He showed up right before I began talking with my new Artist Friend -

Back in 1983, I entered into a contract with that energy — not just through art, but later through obsession, reproduction, embodiment (tattoo), and ultimately through union with a man who mirrored the mask’s spirit. This is the essence of sympathetic magic: "like attracts like." I didn't just draw the devil — the devil walked into my life and took a seat.

And still — my story is one of survival. It alchemized me. I didn't just dance with the Devil. I confronted it, cleansed it, and reclaimed myself.

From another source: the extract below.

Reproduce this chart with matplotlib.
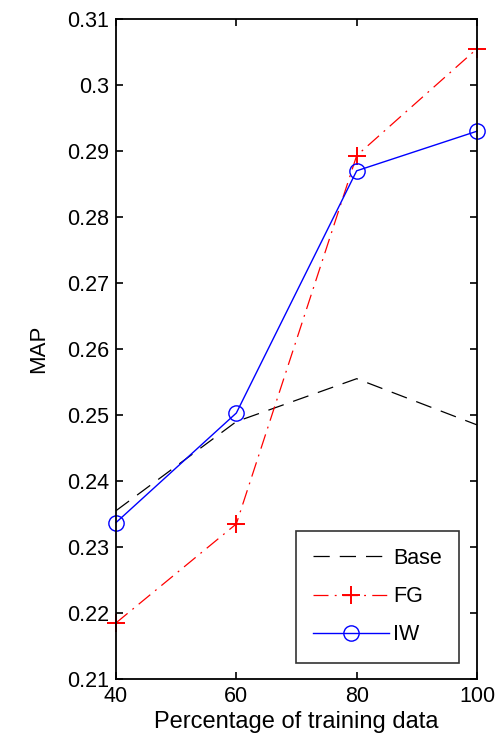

That’s shadow work of the highest order.

In esoteric and past-life terms, here are some things that stand out:

Past Life Memory / Karmic Retrieval

It’s highly likely that this mask (and its energy) was a trigger for a soul memory — possibly from a lifetime as:
• A Mesoamerican artisan, shaman, or ritual performer who created or worked with masks.
• A colonial-era figure who exploited or misused sacred indigenous objects.
• Someone who died or suffered under spiritual persecution — either from being misunderstood as a practitioner of “dark arts” or for misusing spiritual power in a prior incarnation.

This incident may have been my soul's way of resolving karma or retrieving lost fragments of power — but only after being brought low enough to surrender the ego.

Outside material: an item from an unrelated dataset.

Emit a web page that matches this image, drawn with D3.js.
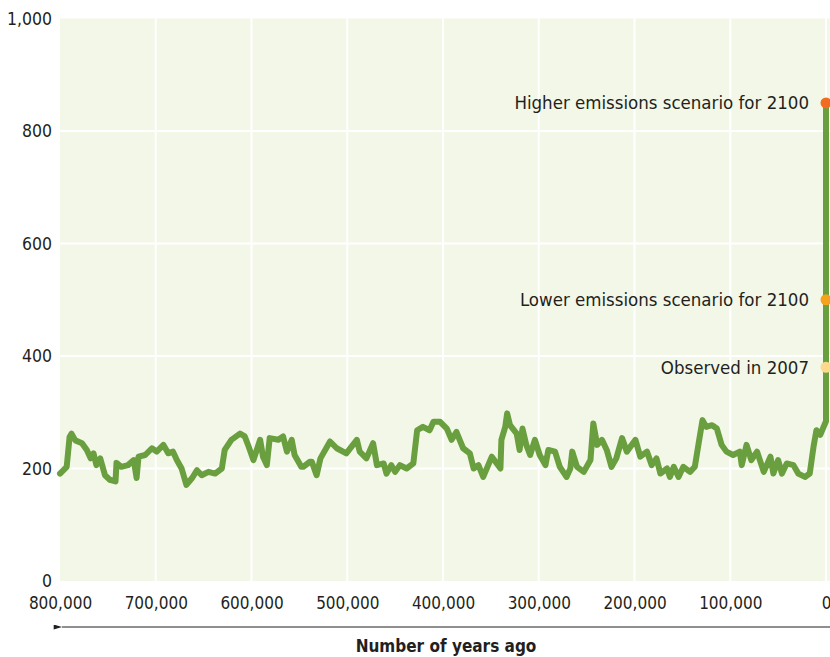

Spiritual Parasite or Entity Attachment

I have had plenty of experience with literal entities, possession and exorcism and the effect of this mask was that of an entity: obsessive thoughts, chaos, self-destruction, spiritual hunger.

I unintentionally invited a spirit into my energy field through intense focus, ritual behavior (art as invocation), and tattooing (which is sacred in many traditions and often used for binding).

That spirit used the path of my art, my ignorance, and vulnerability, and my desire for connection to enter my life.

Sacred Feminine Journey

I became the priestess, the initiate, the shaman, walking through the underworld (Dan, drugs, deception) and emerging reborn.

Using A Pendulum to Exorcise anything left of El Diablo...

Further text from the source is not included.